Тем самым государство пыталось поддержать интерес дворян к добровольной службе, являвшейся для многих из них экономической необходимостью. Все это уже неоднократно становилось предметом исследований и дискуссий. Долгое время в историографии применительно к провинции доминировала характеристика Дитриха Гайера, обозначившего ее формулой «общество как государственное установление»{650}. Исследования, базирующиеся на культурно-исторических концепциях и изучающие как политическую сферу, так и коммуникативные пространства, в рамках которых шел поиск компромиссов, показали не только упрощенность оценки Гайера, но и тщетность поисков локального общества в XVIII веке.

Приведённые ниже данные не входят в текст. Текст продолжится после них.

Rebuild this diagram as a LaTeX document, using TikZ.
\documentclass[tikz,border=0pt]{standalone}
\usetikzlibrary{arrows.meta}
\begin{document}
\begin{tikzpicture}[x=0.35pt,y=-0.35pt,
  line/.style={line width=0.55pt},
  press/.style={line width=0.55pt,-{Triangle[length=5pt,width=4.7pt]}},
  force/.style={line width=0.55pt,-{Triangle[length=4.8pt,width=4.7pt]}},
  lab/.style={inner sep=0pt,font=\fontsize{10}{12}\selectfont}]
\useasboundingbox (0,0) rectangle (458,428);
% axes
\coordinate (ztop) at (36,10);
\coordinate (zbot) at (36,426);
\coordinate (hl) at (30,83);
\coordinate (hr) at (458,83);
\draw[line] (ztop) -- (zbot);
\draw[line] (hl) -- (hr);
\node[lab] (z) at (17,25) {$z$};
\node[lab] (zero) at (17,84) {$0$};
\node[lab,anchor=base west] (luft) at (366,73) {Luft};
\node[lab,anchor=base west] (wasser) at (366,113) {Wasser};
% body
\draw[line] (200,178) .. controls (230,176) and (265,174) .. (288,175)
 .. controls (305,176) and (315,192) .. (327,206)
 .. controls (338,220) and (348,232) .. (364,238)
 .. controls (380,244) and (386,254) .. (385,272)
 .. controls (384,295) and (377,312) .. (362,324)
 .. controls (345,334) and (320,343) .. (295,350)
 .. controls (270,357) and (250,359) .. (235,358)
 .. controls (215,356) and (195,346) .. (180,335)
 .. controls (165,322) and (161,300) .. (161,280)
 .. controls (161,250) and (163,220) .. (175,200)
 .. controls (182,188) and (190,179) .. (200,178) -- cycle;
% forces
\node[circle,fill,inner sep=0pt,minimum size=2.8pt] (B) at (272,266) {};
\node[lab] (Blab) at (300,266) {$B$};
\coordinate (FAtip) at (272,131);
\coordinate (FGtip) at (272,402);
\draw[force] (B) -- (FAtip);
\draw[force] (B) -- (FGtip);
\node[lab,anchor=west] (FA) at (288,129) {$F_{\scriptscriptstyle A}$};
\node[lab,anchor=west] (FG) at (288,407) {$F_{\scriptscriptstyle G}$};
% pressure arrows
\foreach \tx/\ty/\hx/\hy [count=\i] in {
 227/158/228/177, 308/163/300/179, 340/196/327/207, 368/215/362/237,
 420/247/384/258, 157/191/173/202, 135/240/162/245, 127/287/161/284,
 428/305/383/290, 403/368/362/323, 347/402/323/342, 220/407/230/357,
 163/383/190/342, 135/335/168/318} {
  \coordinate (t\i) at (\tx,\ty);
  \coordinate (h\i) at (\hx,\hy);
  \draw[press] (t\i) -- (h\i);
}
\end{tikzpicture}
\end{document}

Эти поиски концентрировались в сфере дворянских собраний или работе приказов общественного призрения{651}, ограничиваясь до определенной степени описаниями пробелов и недостатков, игравших на руку старой парадигме отсталости. Тем не менее мне кажется уместным в связи с этим сослаться на «особое временное измерение» российской истории{652}.

С другой стороны, не только историки, исследовавшие российское дворянство XVIII века, использовали диахронные и синхронные сравнения, но и сами современники прибегали к ним. Они смотрели на свои жизненные миры и пытались определить, что требовалось от них в изменяющихся условиях и как должна выглядеть дворянская жизнь. При этом они обращали свой взгляд назад, на историю своих семей, на регион, в котором они жили и где находились их поместья. Отправляясь на войну или к императорскому двору, они сравнивали свое прежнее окружение с новыми пространствами, ландшафтами и образом жизни, с которыми они знакомились в новых обстоятельствах. Однако даже только понаслышке зная о дворянской жизни в Санкт-Петербурге или Москве, они сравнивали сведения – слухи, приказы, манифесты, – чтобы интегрировать их в свою повседневность. Ориентируясь на теоретические положения культурной истории, подчеркивающей, что коммуникация есть процесс поиска компромисса и форма репрезентации, этот процесс можно отнести к основополагающим константам человеческой деятельности.